Bayerns Fachärzte für Altersmedizin sind alarmiert: Die neuen Personaluntergrenzen reichen für geriatrische Kliniken nicht aus, erklären sie bei ihrer Tagung in Coburg.
"Unsere Patienten werden immer kränker und immer älter", sagt Christian Pohlig. Der Chefarzt am Klinikum Coburg leitet dort die "Akutgeriatrie", offiziell die Abteilung für Allgemeinmedizin und Altersmedizin.
Seit elf Jahren gibt es diese Abteilung; bei ihrer Gründung war sie eine der ersten in Bayern. Inzwischen gibt es über 80 solche geriatrischen Abteilungen. Die Akutgeriatrie in Coburg darf nicht mit der Klinik für Geriatrie und Rehabilitation verwechselt werden, die ebenfalls am Klinikum angesiedelt ist. Akutgeriatrie und Geriatrische Fachklinik arbeiten Hand in Hand, sagt Pohlig. "Wir haben in Coburg ein lückenloses System aus Frührehabilitation, Reha und ambulanter Reha." Die Behandlung, die in der Akutgeriatrie beginnt, wird in der Geriatrischen Rehabilitationsklinik fortgesetzt und ambulant ergänzt, wenn die Patienten wieder zu Hause sind.
Das gelingt freilich nicht immer: Weil die Patienten in Coburg meist schon hochbetagt sind - 6000 im Jahr sind über 80, 1000 über 90 - wechseln viele nach der Behandlung im Krankenhaus in ein Pflegeheim, "weil es zu Hause nicht mehr gehen würde", wie Pohlig sagt. Sei es, dass eine Demenz es unmöglich macht, einen Menschen auf sich allein gestellt leben zu lassen, sei es, dass die Folgen eines Sturze es nicht mehr zulassen. Denn "der alte Mensch fällt ja hin, weil er schon so schwach ist", sagt Pohlig.

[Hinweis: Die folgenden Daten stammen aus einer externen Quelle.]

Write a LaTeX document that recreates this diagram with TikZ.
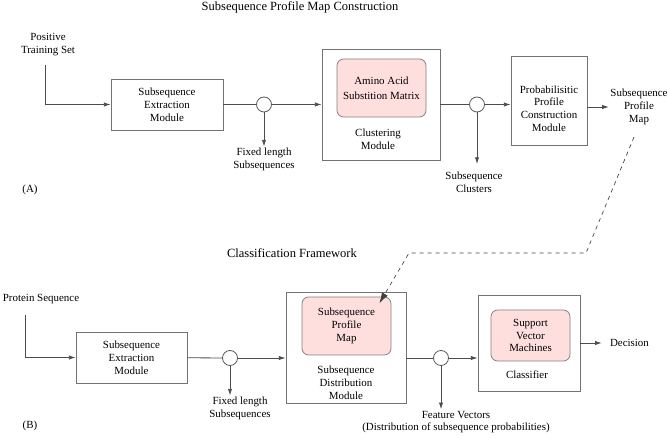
\documentclass[tikz,border=0pt]{standalone}
\usepackage{fontspec}
\setmainfont{Liberation Serif}
\usepackage{tikz}
\usetikzlibrary{arrows.meta, positioning, calc}
\tikzset{
    modbox/.style={rectangle, draw=black!55, line width=0.6pt, align=center,
        font=\fontsize{8.2}{9.6}\selectfont},
    pinkbox/.style={rectangle, rounded corners=5pt, draw=black!50, fill=red!13,
        line width=0.6pt, align=center, font=\fontsize{8.2}{9.6}\selectfont},
    txt/.style={align=center, inner sep=1pt, font=\fontsize{8.2}{9.6}\selectfont},
    titletxt/.style={inner sep=1pt, font=\fontsize{9.4}{11}\selectfont},
    junction/.style={circle, draw=black!65, line width=0.6pt, minimum size=11.25pt, inner sep=0pt},
    flowline/.style={draw=black!70, line width=0.6pt},
    flowarrow/.style={-{Latex[length=5pt,width=3.2pt]}, draw=black!70, line width=0.6pt},
    dasharrow/.style={dashed, -{Latex[length=8pt,width=5pt]}, draw=black!75, line width=0.5pt},
}
\begin{document}
\begin{tikzpicture}[x=0.75pt, y=-0.75pt]
    \useasboundingbox (0,0) rectangle (668,438);

    % (A) Subsequence Profile Map Construction
    \node[titletxt] (titleA) at (300,7) {Subsequence Profile Map Construction};
    \node[txt] (posset) at (48,44.5) {Positive\\Training Set};
    \coordinate (posin) at (45,65);
    \node[modbox, minimum width=84pt, minimum height=38.25pt] (extA) at (167,104.5)
        {Subsequence\\Extraction\\Module};
    \node[junction] (jA1) at (264,104.5) {};
    \node[txt] (fixA) at (264,159.5) {Fixed length\\Subsequences};

    % Clustering module with the matrix inside
    \node[modbox, minimum width=88.5pt, minimum height=83.25pt] (clus) at (381,104.5) {};
    \node[pinkbox, minimum width=66.75pt, minimum height=43.5pt] (aamat) at (381.5,88)
        {Amino Acid\\[2pt]Substition Matrix};
    \node[txt] (clustxt) at (378,139.5) {Clustering\\Module};
    \node[junction] (jA2) at (477,104.5) {};
    \node[txt] (subclus) at (474,182.5) {Subsequence\\Clusters};

    \node[modbox, minimum width=57pt, minimum height=66.75pt] (prob) at (549,100.5) {};
    \node[txt] (probtxt) at (549,108.5) {Probabilisitic\\Profile\\Construction\\Module};
    \node[txt] (spm) at (639,107) {Subsequence\\Profile\\Map};
    \node[txt] (labA) at (30,190) {(A)};

    \draw[flowarrow] (posin) |- (extA.west);
    \draw[flowline] (extA) -- (jA1);
    \draw[flowarrow] (jA1) -- (clus);
    \draw[flowarrow] (jA1) -- (fixA);
    \draw[flowline] (clus) -- (jA2);
    \draw[flowarrow] (jA2) -- (jA2 -| prob.west);
    \draw[flowarrow, shorten >=5pt] (jA2) -- (jA2 |- subclus.north);
    \draw[flowarrow] (spm.west -| prob.east) -- (spm.west);

    % (B) Classification Framework
    \node[titletxt] (titleB) at (292,253) {Classification Framework};
    \node[txt] (protseq) at (41,299) {Protein Sequence};
    \coordinate (protin) at (25,315);
    \node[modbox, minimum width=83.25pt, minimum height=38.25pt] (extB) at (131.5,357.5)
        {Subsequence\\Extraction\\Module};
    \node[junction] (jB1) at (230,358) {};
    \node[txt] (fixB) at (240,408.5) {Fixed length\\Subsequences};

    \node[modbox, minimum width=90pt, minimum height=83.25pt] (dist) at (346,347.5) {};
    \node[pinkbox, minimum width=66.75pt, minimum height=43.5pt] (spmB) at (346.5,326)
        {Subsequence\\Profile\\Map};
    \node[txt] (disttxt) at (346,382.5) {Subsequence\\Distribution\\Module};
    \node[junction] (jB2) at (441,358) {};
    \node[txt] (featvec) at (456,422) {Feature Vectors\\(Distribution of subsequence probabilities)};

    \node[modbox, minimum width=76.5pt, minimum height=72pt] (classif) at (529,343) {};
    \node[pinkbox, minimum width=59.25pt, minimum height=38.25pt] (svm) at (530.5,335.5)
        {Support\\Vector\\Machines};
    \node[txt] (classtxt) at (527,375) {Classifier};
    \node[txt, right=21pt of classif] (decision) {Decision};
    \node[txt] (labB) at (30,426) {(B)};

    \draw[flowarrow] (protin) |- (extB.west);
    \draw[flowline] (extB) -- (jB1);
    \draw[flowarrow] (jB1) -- (jB1 -| dist.west);
    \draw[flowarrow] (jB1) -- (jB1 |- fixB.north);
    \draw[flowline] (jB2 -| dist.east) -- (jB2);
    \draw[flowarrow] (jB2) -- (jB2 -| classif.west);
    \draw[flowarrow] (jB2) -- (jB2 |- featvec.north);
    \draw[flowarrow, shorten >=5pt] (classif) -- (decision);

    % profile map handed over to the classification stage
    \coordinate (dk1) at (586,253);
    \coordinate (dk2) at (409,253);
    \draw[dasharrow] ([xshift=-3.75pt,yshift=-8pt]spm.south) -- (dk1) -- (dk2)
        -- ([xshift=-9pt,yshift=-5pt]spmB.north east);
\end{tikzpicture}
\end{document}
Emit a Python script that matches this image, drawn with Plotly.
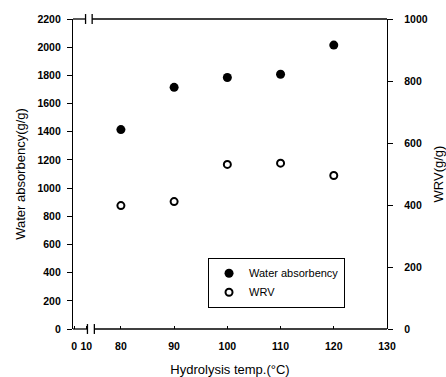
import plotly.graph_objects as go

temps = [80, 90, 100, 110, 120]
water_absorbency = [1415, 1715, 1785, 1808, 2015]
wrv = [398, 411, 531, 535, 495]

x_tick_vals = [71.2, 73.5, 80, 90, 100, 110, 120, 130]
x_tick_text = ["0", "10", "80", "90", "100", "110", "120", "130"]
left_ticks = list(range(0, 2201, 200))
right_ticks = list(range(0, 1001, 200))

FONT = "Liberation Sans, Arial, sans-serif"
tickfont = dict(family=FONT, size=10.5, color="black", weight="bold")
titlefont = dict(family=FONT, size=13, color="black")

fig = go.Figure()
fig.add_trace(go.Scatter(
    x=temps, y=water_absorbency, mode="markers", name="Water absorbency",
    marker=dict(symbol="circle", size=9, color="black", line=dict(width=0)),
))
fig.add_trace(go.Scatter(
    x=temps, y=wrv, mode="markers", name="WRV", yaxis="y2",
    marker=dict(symbol="circle-open", size=7, color="black", line=dict(width=2)),
))

axis_common = dict(showgrid=False, zeroline=False, linecolor="black", linewidth=1.3,
                   tickcolor="black", tickfont=tickfont, automargin=False)

fig.update_layout(
    width=446, height=377,
    margin=dict(l=73, r=59, t=19, b=47.5),
    plot_bgcolor="white", paper_bgcolor="white",
    showlegend=True,
    legend=dict(x=0.43, y=0.23, xanchor="left", yanchor="top",
                bordercolor="black", borderwidth=1, bgcolor="white",
                font=dict(family=FONT, size=11, color="black"),
                tracegroupgap=0, itemwidth=30),
    xaxis=dict(range=[71, 130], tickvals=x_tick_vals, ticktext=x_tick_text,
               ticks="inside", ticklen=3, showline=False, ticklabelstandoff=9,
               title=dict(text="Hydrolysis temp.(°C)", font=titlefont, standoff=14),
               **axis_common),
    yaxis=dict(range=[0, 2200], tickvals=left_ticks, ticks="outside", ticklen=5,
               showline=True, mirror=False, ticklabelstandoff=4,
               title=dict(text="Water absorbency(g/g)", font=titlefont, standoff=8),
               **axis_common),
    yaxis2=dict(range=[0, 1000], tickvals=right_ticks, overlaying="y", side="right",
                ticks="outside", ticklen=5, showline=True, ticklabelstandoff=9,
                title=dict(text="WRV(g/g)", font=titlefont, standoff=16),
                **axis_common),
)

# frame lines (top and bottom) with axis-break marks
line = dict(color="black", width=1.3)
shapes = []
for yv, g0, g1 in [(1, 0.040, 0.061), (0, 0.046, 0.068)]:
    shapes.append(dict(type="line", xref="paper", yref="paper", x0=0, x1=g0, y0=yv, y1=yv, line=line))
    shapes.append(dict(type="line", xref="paper", yref="paper", x0=g1, x1=1, y0=yv, y1=yv, line=line))
    for gx in (g0, g1):
        shapes.append(dict(type="line", xref="paper", yref="paper", x0=gx, x1=gx,
                           y0=yv - 0.016, y1=yv + 0.016, line=line))
fig.update_layout(shapes=shapes)

fig.write_html("out.html")
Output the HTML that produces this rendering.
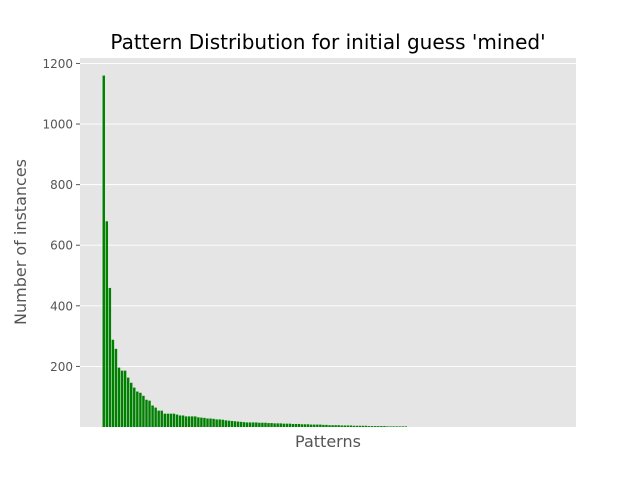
<!DOCTYPE html>
<html><head><meta charset="utf-8"><style>
html,body{margin:0;padding:0;background:#fff;}
svg{display:block;font-family:"DejaVu Sans","Liberation Sans",sans-serif;}
</style></head><body>
<svg id="chart" width="640" height="480" viewBox="0 0 640 480">
<rect x="0" y="0" width="640" height="480" fill="#fff"/>
<rect x="80" y="58" width="496" height="369" fill="#e5e5e5"/>
<g id="grid"></g>
<g id="bars"></g>
<g id="yticks"></g>
<text x="328" y="49" text-anchor="middle" font-size="20" fill="#000">Pattern Distribution for initial guess 'mined'</text>
<text x="328" y="447" text-anchor="middle" font-size="16" fill="#555">Patterns</text>
<text transform="translate(26,242) rotate(-90)" text-anchor="middle" font-size="16" fill="#555">Number of instances</text>
</svg>
<script>
const counts = [1160,679,459,288,258,196,186,186,163,146,130,117,113,103,90,87,71,64,54,54,44,44,44,44,41,38,38,35,35,35,35,32,
31,30,28,28,27,25,25,24,22,21,20,19,18,17,16,15,15,15,15,14,14,14,13,13,12,12,12,11,11,11,10,10,10,9,9,9,8,8,8,8,7,7,6,6,6,6,5,5,5,5,4,4,4,4,4,3,3,3,3,3,3,2,2,2,2,2,2,2,
0,0,0,0,0,0,0,0,0,0,0,0,0,0,0,0,0,0,0,0,0,0,0,0,0,0,0,0,0,0,0,0,0,0,0,0,0,0,0,0,0,0,0,0,0,0,0,0];
const yTicks = [200,400,600,800,1000,1200];
const yTickLabels = ["200","400","600","800","1000","1200"];
const NS="http://www.w3.org/2000/svg";
const px0=80, pw=496, py0=58, ph=369;
const N=counts.length;
const xmin=-0.4-0.05*(N-0.2), xmax=N-0.6+0.05*(N-0.2);
const ymin=0, ymax=1218;
const xs=v=>px0+(v-xmin)/(xmax-xmin)*pw;
const ys=v=>py0+ph-(v-ymin)/(ymax-ymin)*ph;
const grid=document.getElementById('grid'), yt=document.getElementById('yticks'), bars=document.getElementById('bars');
yTicks.forEach((t,i)=>{
  const y=ys(t);
  const l=document.createElementNS(NS,'line');
  l.setAttribute('x1',px0);l.setAttribute('x2',px0+pw);l.setAttribute('y1',y);l.setAttribute('y2',y);
  l.setAttribute('stroke','#fff');l.setAttribute('stroke-width','0.9');
  
  
  grid.appendChild(l);
  const tk=document.createElementNS(NS,'line');
  tk.setAttribute('x1',px0-4);tk.setAttribute('x2',px0);tk.setAttribute('y1',y);tk.setAttribute('y2',y);
  tk.setAttribute('stroke','#555');
  
  
  yt.appendChild(tk);
  const tx=document.createElementNS(NS,'text');
  tx.setAttribute('x',px0-7);tx.setAttribute('y',y+4.5);tx.setAttribute('text-anchor','end');
  tx.setAttribute('font-size','12');tx.setAttribute('fill','#555');
  tx.textContent=yTickLabels[i];
  
  
  yt.appendChild(tx);
});
counts.forEach((c,i)=>{
  if(c<=0) return;
  const r=document.createElementNS(NS,'rect');
  const x1=xs(i-0.4), x2=xs(i+0.4);
  r.setAttribute('x',x1);r.setAttribute('width',x2-x1);
  r.setAttribute('y',ys(c));r.setAttribute('height',ys(0)-ys(c));
  r.setAttribute('fill','#008000');
  
  
  bars.appendChild(r);
});
</script>
</body></html>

In der Regel liegt auch nicht nur eine einzige Erkrankung vor: Ins Krankenhaus komme der Patient wegen der akuten Lungenentzündung - an Herzschwäche leidet er ohnehin. Solche Mehrfacherkrankungen würden auch Ärzte und Pfleger vor andere Aufgaben stellen als ein jüngerer Patient ohne weitere Gebrechen.
Der Pflegeaufwand in der Geriatrie sei bei weitem höher als im normalen Klinikbetrieb, sagt auch der Arzt Jens Trögner vom Klinikum Amberg, Vorsitzender der ärztlichen Arbeitsgemeinschaft zur Förderung der Geriatrie in Bayern (Afgib). Am Freitag kam die Arbeitsgemeinschaft zu ihrer Jahrestagung im Coburger Landratsamt zusammen; Christian Pohlig leitet in der Afgib die Arbeitsgruppe Akutgeriatrie.
"Aus Unter- wird Obergrenze"
Trögner verwies auf das jüngst erlassene Gesetz der Bundesregierung zur Pflegeuntergrenze. Es schreibt den Kliniken eine Mindestanzahl von Pflegekräften vor. Eine Untergrenze könne in den Budgetverhandlungen für die Krankenkassen aber "schnell zur Obergrenze" werden, warnte Trögner.
Ein Schlüssel von einer Pflegekraft für zehn Patienten reiche in der Geriatrie aber nicht aus, betonte der Afgib-Vorsitzende. "Wir brauchen einen Schlüssel von 6:1 bis maximal 8:1." Und schon bei einer Pflegekraft für acht Patienten werde es schwierig, den Anspruch "mehr als satt und sauber" aufrecht zu erhalten. "Wir wollen ja aktivieren!", erläuterte Trögner. Aber die Patienten anzuregen, sich zum Beispiel selbst zu waschen, und ihnen dabei zu helfen, dauere eben länger, als sie schnell sauber zu machen. "Mit diesem Personalschlüssel, auch nachts, können wir die Patienten nicht so versorgen, wie wir Ärzte und die Pflegekräfte das wollen", sagte Trögner.
Die Geriatriker befürchten außerdem, dass sie doppelt benachteiligt werden: Abteilungen für Akutgeriatrie sind teurer als andere, weil dort meist schwer und mehrfach erkrankte Menschen behandelt werden. Solche akutgeriatrischen Abteilungen gebe es im norddeutschen Raum aber fast gar nicht, was andere Kostenstrukturen zur Folge habe und damit den Vergleich verzerre, sagte Trögner. Die Afgib setze sich deshalb auch für bundesweit einheitliche Geriatriestandards ein.